> [Material for the task]:
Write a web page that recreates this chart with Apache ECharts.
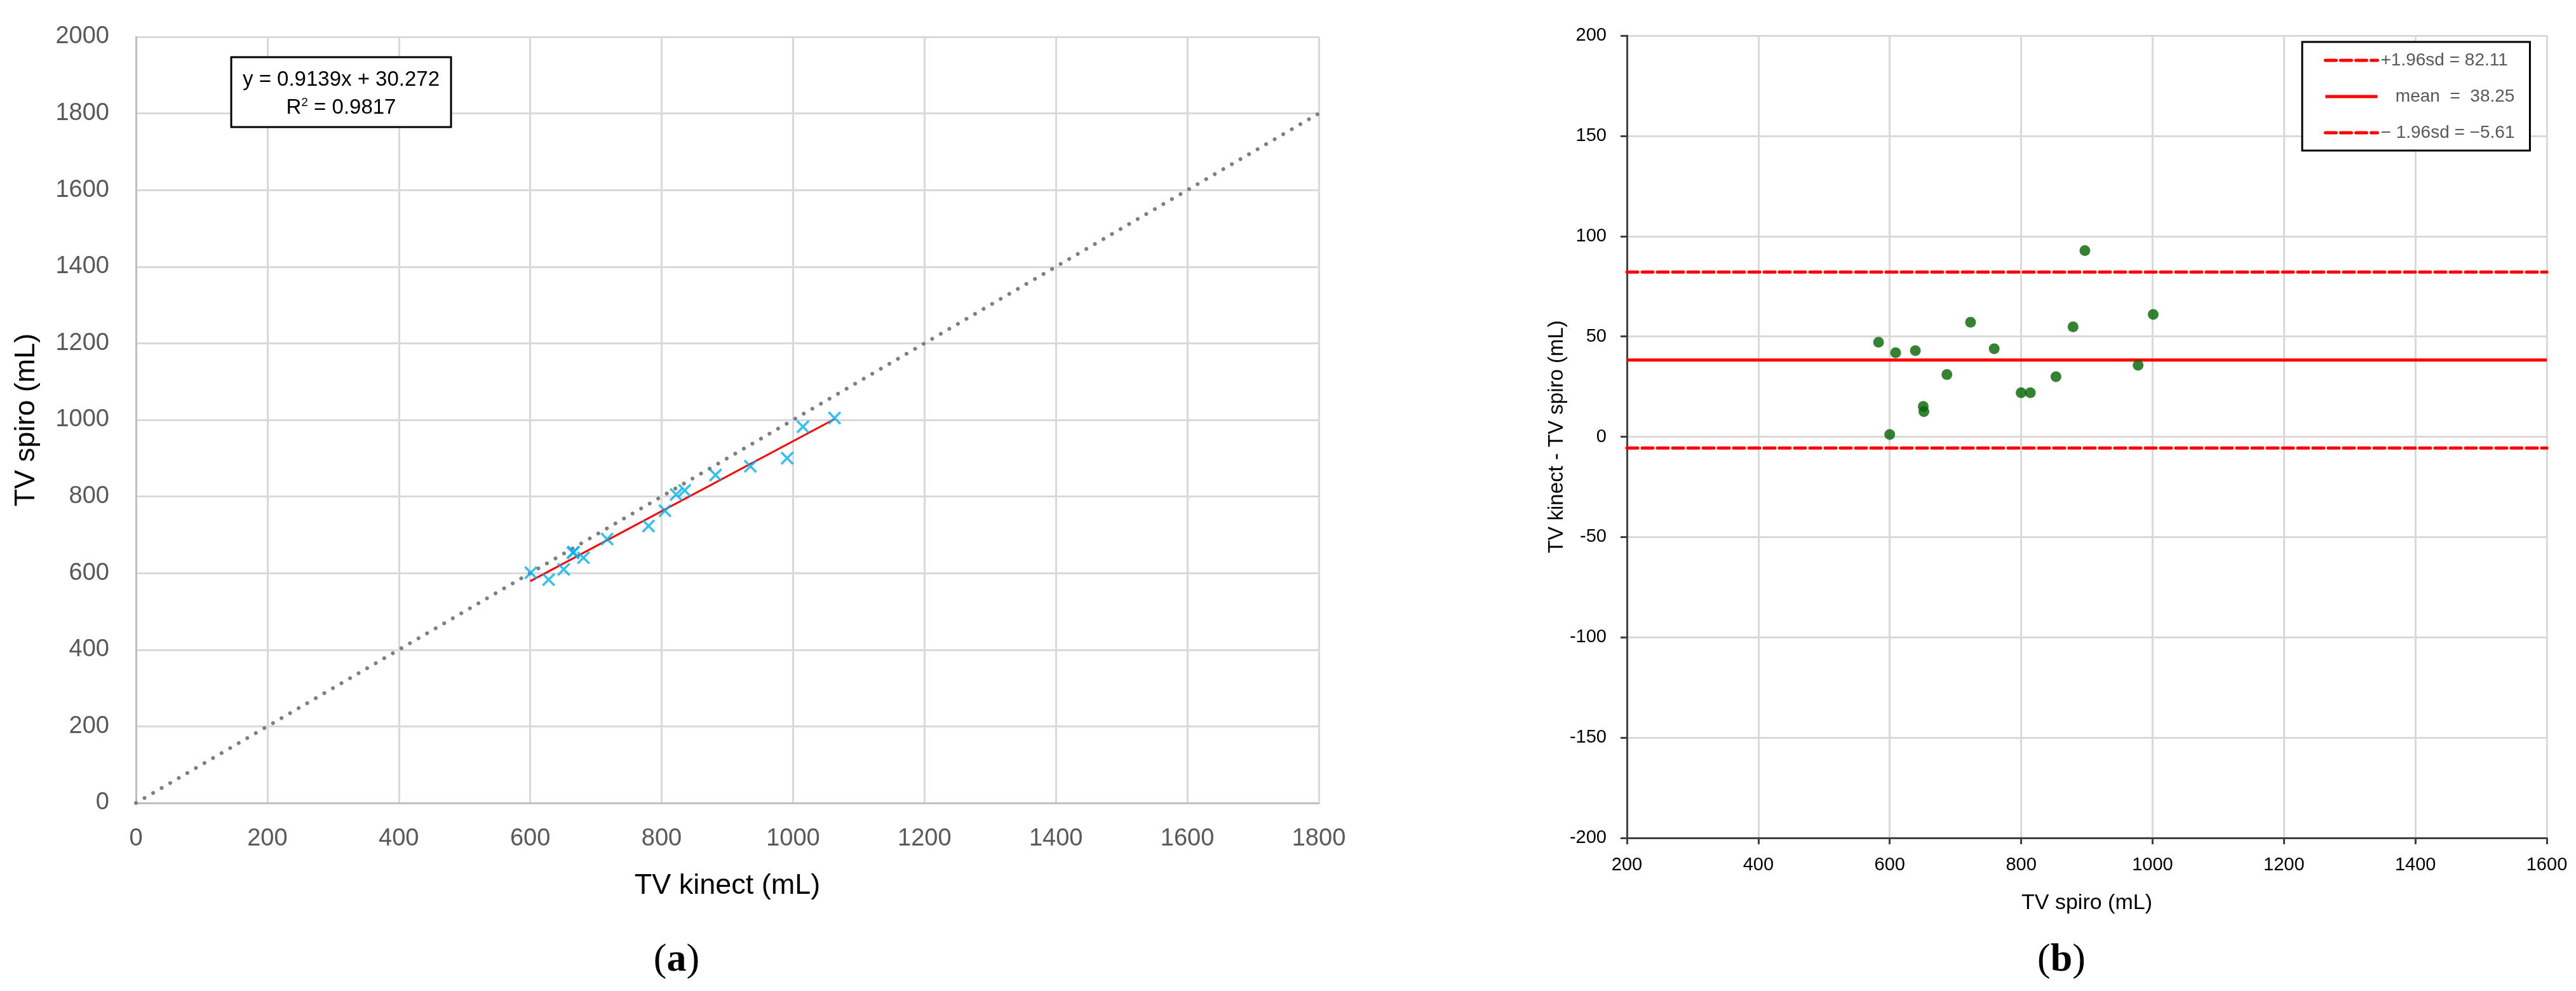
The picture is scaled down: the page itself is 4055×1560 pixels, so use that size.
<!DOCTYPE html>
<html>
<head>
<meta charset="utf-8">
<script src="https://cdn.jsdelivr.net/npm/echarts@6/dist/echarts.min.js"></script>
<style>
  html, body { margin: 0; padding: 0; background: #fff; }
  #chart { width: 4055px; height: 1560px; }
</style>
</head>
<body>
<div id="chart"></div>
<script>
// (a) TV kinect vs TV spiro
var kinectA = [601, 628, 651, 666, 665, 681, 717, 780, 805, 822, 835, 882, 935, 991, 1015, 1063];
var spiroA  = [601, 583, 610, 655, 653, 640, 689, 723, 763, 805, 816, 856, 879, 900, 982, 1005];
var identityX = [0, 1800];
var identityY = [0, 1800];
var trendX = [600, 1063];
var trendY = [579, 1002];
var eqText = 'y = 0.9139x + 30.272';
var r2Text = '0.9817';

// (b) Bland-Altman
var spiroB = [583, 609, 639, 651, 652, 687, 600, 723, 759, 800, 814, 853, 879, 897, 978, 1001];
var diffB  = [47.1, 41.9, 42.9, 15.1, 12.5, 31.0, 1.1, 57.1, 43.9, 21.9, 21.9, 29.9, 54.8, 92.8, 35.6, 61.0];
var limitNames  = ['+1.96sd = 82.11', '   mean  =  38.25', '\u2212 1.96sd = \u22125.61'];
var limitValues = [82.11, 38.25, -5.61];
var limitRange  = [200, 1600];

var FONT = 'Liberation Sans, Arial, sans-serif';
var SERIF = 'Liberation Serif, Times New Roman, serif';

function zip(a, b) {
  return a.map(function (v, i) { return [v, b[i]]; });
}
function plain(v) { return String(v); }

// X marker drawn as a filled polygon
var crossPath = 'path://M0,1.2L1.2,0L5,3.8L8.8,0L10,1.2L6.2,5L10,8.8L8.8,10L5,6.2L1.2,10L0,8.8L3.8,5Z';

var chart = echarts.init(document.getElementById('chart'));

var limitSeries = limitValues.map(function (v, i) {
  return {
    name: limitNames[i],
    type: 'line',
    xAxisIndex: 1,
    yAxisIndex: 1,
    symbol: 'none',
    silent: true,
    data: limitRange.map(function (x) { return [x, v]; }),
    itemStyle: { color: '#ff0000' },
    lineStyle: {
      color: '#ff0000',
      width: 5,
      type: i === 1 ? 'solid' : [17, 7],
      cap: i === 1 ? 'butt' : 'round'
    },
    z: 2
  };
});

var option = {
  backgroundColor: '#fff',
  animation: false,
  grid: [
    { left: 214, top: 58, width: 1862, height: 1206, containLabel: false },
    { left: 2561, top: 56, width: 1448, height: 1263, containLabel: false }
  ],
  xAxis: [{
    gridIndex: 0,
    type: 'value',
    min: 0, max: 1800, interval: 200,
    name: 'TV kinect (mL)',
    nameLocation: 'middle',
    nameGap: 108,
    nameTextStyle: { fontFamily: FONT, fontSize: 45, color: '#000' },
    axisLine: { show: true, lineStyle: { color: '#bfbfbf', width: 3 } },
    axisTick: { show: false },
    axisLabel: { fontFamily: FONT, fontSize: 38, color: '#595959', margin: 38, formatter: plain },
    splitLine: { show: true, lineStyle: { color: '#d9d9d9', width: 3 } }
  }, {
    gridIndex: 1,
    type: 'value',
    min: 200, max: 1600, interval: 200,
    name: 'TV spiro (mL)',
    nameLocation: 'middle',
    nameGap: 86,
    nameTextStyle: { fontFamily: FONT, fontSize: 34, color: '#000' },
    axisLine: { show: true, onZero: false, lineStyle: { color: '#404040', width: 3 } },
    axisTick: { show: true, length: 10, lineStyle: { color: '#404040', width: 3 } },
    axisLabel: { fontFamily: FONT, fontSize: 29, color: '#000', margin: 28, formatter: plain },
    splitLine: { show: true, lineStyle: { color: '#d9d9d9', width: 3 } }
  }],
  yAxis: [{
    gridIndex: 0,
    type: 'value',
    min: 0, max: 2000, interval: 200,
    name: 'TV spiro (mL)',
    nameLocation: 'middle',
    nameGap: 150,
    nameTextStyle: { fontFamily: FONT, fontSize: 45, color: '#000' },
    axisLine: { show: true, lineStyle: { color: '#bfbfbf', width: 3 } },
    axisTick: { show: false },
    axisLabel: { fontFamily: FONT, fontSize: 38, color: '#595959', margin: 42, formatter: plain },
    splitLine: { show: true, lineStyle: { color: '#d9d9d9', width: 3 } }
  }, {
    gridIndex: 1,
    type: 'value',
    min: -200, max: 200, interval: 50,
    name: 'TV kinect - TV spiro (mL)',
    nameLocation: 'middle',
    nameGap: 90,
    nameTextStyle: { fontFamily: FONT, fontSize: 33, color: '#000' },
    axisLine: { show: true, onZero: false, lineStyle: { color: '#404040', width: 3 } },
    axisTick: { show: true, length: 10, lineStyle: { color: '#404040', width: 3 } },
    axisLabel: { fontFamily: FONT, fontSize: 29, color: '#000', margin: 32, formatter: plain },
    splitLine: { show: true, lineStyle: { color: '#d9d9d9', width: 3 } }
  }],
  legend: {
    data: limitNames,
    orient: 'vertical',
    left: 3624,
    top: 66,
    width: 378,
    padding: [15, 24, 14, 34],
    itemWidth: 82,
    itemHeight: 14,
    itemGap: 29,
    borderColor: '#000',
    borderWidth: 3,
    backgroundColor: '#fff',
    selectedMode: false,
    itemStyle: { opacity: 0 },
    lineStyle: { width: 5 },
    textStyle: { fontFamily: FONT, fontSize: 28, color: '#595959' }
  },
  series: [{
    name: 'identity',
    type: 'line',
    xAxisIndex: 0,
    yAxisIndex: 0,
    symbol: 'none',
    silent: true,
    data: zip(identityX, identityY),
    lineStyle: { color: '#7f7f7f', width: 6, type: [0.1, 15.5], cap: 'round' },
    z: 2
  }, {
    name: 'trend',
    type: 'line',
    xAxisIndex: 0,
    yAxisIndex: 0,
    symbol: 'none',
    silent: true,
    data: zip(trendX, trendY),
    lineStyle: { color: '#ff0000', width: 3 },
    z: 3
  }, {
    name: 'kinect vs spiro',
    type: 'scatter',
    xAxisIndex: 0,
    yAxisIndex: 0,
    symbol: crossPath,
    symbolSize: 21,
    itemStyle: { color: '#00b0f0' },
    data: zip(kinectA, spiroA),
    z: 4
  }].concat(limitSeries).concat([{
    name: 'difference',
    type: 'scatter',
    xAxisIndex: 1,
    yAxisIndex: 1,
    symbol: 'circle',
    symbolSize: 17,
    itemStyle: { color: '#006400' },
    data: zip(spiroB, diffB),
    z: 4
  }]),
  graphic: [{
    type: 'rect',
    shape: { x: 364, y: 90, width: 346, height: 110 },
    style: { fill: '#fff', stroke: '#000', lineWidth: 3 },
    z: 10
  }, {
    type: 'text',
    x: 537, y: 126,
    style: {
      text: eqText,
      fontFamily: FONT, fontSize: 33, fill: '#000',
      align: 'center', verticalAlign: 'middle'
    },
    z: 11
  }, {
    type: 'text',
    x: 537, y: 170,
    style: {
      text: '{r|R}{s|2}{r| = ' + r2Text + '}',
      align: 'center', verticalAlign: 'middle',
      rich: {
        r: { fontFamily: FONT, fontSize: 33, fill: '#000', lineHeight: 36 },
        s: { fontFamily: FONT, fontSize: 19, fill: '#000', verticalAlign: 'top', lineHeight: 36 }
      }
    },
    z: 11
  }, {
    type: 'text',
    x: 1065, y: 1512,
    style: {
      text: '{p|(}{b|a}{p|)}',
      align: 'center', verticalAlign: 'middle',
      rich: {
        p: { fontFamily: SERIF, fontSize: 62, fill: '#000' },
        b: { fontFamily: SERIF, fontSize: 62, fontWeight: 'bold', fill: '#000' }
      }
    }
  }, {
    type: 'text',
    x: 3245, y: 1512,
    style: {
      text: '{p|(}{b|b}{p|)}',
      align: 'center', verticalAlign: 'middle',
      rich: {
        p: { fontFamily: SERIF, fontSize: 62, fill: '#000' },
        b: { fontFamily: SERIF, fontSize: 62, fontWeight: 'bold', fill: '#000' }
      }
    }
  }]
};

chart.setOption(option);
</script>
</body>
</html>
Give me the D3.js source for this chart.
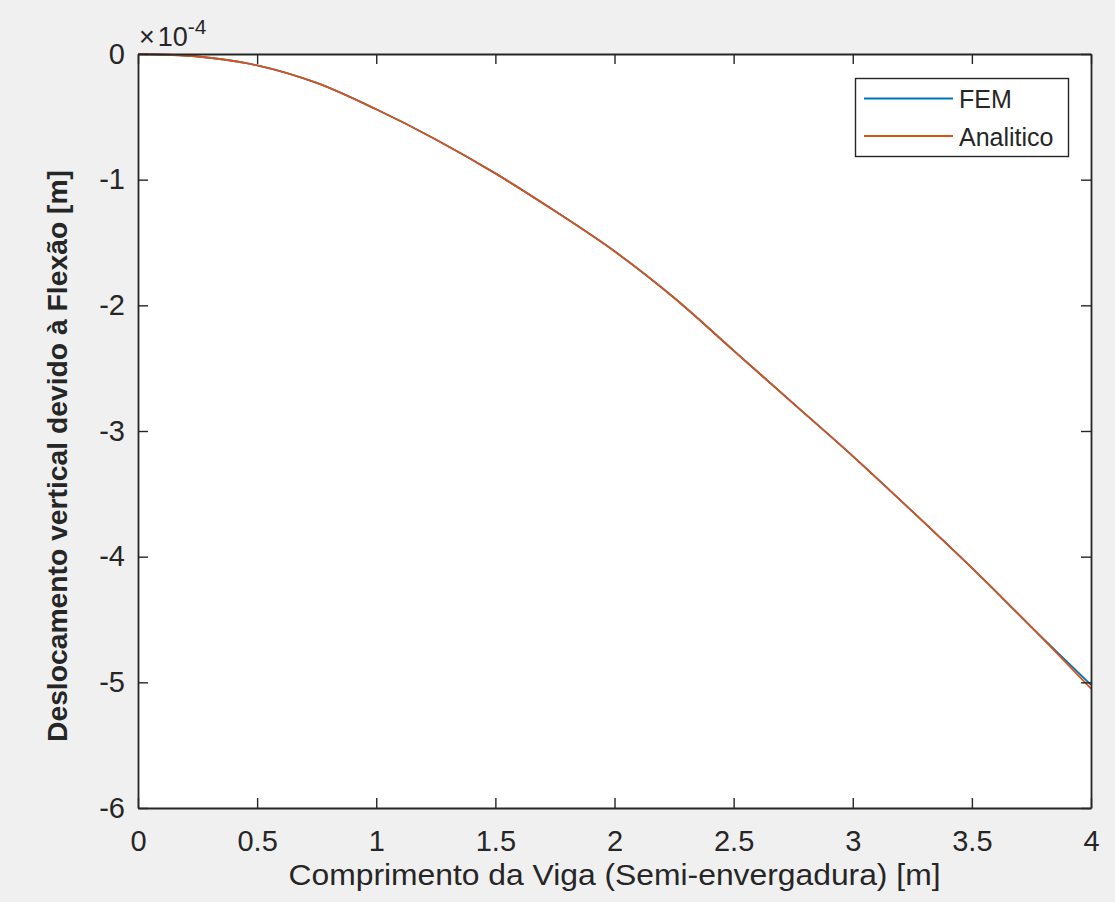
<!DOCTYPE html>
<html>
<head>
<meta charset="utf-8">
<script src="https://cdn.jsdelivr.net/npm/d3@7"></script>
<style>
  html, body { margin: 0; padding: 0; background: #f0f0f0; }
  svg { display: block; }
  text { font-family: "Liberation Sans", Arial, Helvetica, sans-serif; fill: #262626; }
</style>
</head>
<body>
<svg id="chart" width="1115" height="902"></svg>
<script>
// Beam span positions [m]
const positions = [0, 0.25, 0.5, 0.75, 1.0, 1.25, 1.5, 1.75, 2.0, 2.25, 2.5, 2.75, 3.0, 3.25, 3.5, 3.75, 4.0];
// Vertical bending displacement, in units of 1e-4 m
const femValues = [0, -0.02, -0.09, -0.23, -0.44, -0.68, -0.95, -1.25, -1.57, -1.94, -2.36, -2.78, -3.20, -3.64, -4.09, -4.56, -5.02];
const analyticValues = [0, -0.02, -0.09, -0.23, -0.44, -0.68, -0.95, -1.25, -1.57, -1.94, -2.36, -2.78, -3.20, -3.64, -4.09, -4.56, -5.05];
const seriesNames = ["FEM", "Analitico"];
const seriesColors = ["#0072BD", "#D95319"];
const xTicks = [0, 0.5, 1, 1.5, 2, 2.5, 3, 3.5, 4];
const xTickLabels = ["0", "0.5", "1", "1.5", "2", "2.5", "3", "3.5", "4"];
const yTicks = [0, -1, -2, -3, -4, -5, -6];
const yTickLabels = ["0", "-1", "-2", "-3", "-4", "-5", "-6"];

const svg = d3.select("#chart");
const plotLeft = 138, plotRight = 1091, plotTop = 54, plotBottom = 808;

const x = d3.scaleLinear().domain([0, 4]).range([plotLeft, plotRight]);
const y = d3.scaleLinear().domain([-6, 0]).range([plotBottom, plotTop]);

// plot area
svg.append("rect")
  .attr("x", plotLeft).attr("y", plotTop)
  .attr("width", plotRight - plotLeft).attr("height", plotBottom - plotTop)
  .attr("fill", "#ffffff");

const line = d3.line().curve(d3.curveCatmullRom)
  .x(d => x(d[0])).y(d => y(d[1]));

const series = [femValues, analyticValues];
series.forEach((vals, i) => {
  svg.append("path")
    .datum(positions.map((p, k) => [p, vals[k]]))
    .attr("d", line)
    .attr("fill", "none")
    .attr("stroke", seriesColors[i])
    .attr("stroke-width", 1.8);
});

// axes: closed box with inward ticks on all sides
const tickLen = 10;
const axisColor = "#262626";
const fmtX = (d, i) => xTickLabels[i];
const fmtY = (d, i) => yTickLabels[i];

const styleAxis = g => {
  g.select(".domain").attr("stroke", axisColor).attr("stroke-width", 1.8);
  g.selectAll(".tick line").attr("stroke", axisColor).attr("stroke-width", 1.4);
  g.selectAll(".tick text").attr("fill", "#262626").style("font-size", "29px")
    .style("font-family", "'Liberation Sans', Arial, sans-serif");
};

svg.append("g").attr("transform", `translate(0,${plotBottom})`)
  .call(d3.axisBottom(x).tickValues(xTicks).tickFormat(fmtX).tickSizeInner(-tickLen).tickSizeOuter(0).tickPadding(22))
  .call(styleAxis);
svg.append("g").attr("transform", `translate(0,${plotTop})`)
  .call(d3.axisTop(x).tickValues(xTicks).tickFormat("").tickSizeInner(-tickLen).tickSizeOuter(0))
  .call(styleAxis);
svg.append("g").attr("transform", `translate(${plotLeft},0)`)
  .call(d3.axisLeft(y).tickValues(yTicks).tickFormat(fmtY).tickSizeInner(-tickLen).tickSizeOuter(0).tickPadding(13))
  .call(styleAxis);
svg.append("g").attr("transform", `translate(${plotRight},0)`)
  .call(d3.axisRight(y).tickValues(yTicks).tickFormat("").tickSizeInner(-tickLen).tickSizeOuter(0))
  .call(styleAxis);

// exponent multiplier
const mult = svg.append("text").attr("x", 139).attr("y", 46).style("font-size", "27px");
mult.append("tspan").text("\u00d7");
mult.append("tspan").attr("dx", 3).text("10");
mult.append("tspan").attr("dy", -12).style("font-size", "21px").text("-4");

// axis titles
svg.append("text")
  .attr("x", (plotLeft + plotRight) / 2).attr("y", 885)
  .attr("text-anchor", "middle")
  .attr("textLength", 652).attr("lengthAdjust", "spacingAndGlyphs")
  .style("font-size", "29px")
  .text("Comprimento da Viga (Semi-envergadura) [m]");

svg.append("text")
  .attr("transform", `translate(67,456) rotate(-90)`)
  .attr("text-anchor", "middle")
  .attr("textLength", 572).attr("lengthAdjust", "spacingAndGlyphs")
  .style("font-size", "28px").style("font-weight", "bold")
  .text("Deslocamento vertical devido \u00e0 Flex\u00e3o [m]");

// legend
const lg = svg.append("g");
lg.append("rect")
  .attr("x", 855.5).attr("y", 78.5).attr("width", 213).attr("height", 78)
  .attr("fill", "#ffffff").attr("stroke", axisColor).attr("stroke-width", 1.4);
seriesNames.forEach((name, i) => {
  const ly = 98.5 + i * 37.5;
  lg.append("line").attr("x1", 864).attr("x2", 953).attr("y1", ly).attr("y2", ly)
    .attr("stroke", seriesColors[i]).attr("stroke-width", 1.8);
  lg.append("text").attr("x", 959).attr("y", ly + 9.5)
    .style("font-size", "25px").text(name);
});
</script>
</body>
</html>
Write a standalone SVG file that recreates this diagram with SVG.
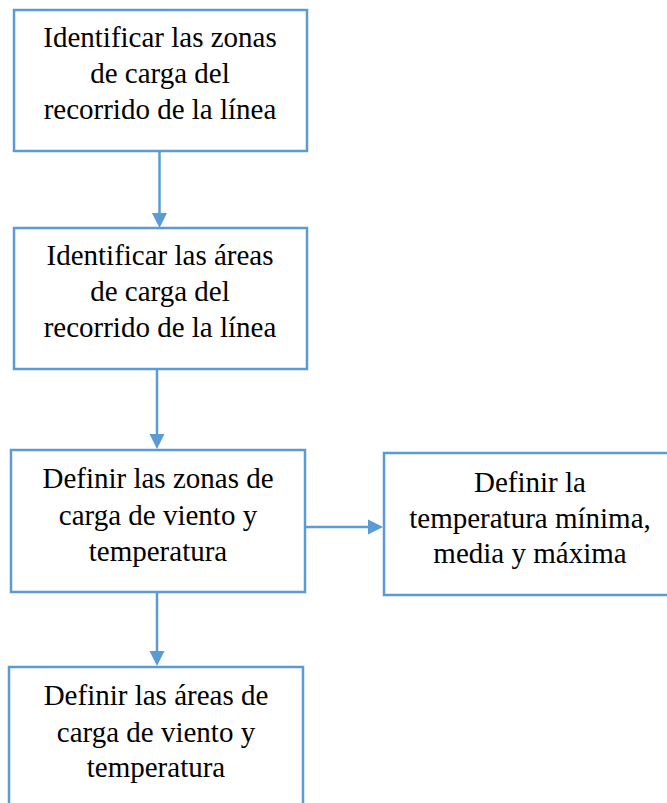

> [Brief]: Include the first line of the records, the line containing "var chart = echarts.init(document.getElementById('chart'));", and every line between them, repeated exactly. Skip the pictures.

> [Output below]:
Write a web page that recreates this chart with Apache ECharts.
The picture is scaled down: the page itself is 4055×1560 pixels, so use that size.
<!DOCTYPE html>
<html>
<head>
<meta charset="utf-8">
<script src="https://cdn.jsdelivr.net/npm/echarts@6/dist/echarts.min.js"></script>
<style>
  html, body { margin: 0; padding: 0; background: #fff; }
  #chart { width: 4055px; height: 1560px; }
</style>
</head>
<body>
<div id="chart"></div>
<script>
// (a) TV kinect vs TV spiro
var kinectA = [601, 628, 651, 666, 665, 681, 717, 780, 805, 822, 835, 882, 935, 991, 1015, 1063];
var spiroA  = [601, 583, 610, 655, 653, 640, 689, 723, 763, 805, 816, 856, 879, 900, 982, 1005];
var identityX = [0, 1800];
var identityY = [0, 1800];
var trendX = [600, 1063];
var trendY = [579, 1002];
var eqText = 'y = 0.9139x + 30.272';
var r2Text = '0.9817';

// (b) Bland-Altman
var spiroB = [583, 609, 639, 651, 652, 687, 600, 723, 759, 800, 814, 853, 879, 897, 978, 1001];
var diffB  = [47.1, 41.9, 42.9, 15.1, 12.5, 31.0, 1.1, 57.1, 43.9, 21.9, 21.9, 29.9, 54.8, 92.8, 35.6, 61.0];
var limitNames  = ['+1.96sd = 82.11', '   mean  =  38.25', '\u2212 1.96sd = \u22125.61'];
var limitValues = [82.11, 38.25, -5.61];
var limitRange  = [200, 1600];

var FONT = 'Liberation Sans, Arial, sans-serif';
var SERIF = 'Liberation Serif, Times New Roman, serif';

function zip(a, b) {
  return a.map(function (v, i) { return [v, b[i]]; });
}
function plain(v) { return String(v); }

// X marker drawn as a filled polygon
var crossPath = 'path://M0,1.2L1.2,0L5,3.8L8.8,0L10,1.2L6.2,5L10,8.8L8.8,10L5,6.2L1.2,10L0,8.8L3.8,5Z';

var chart = echarts.init(document.getElementById('chart'));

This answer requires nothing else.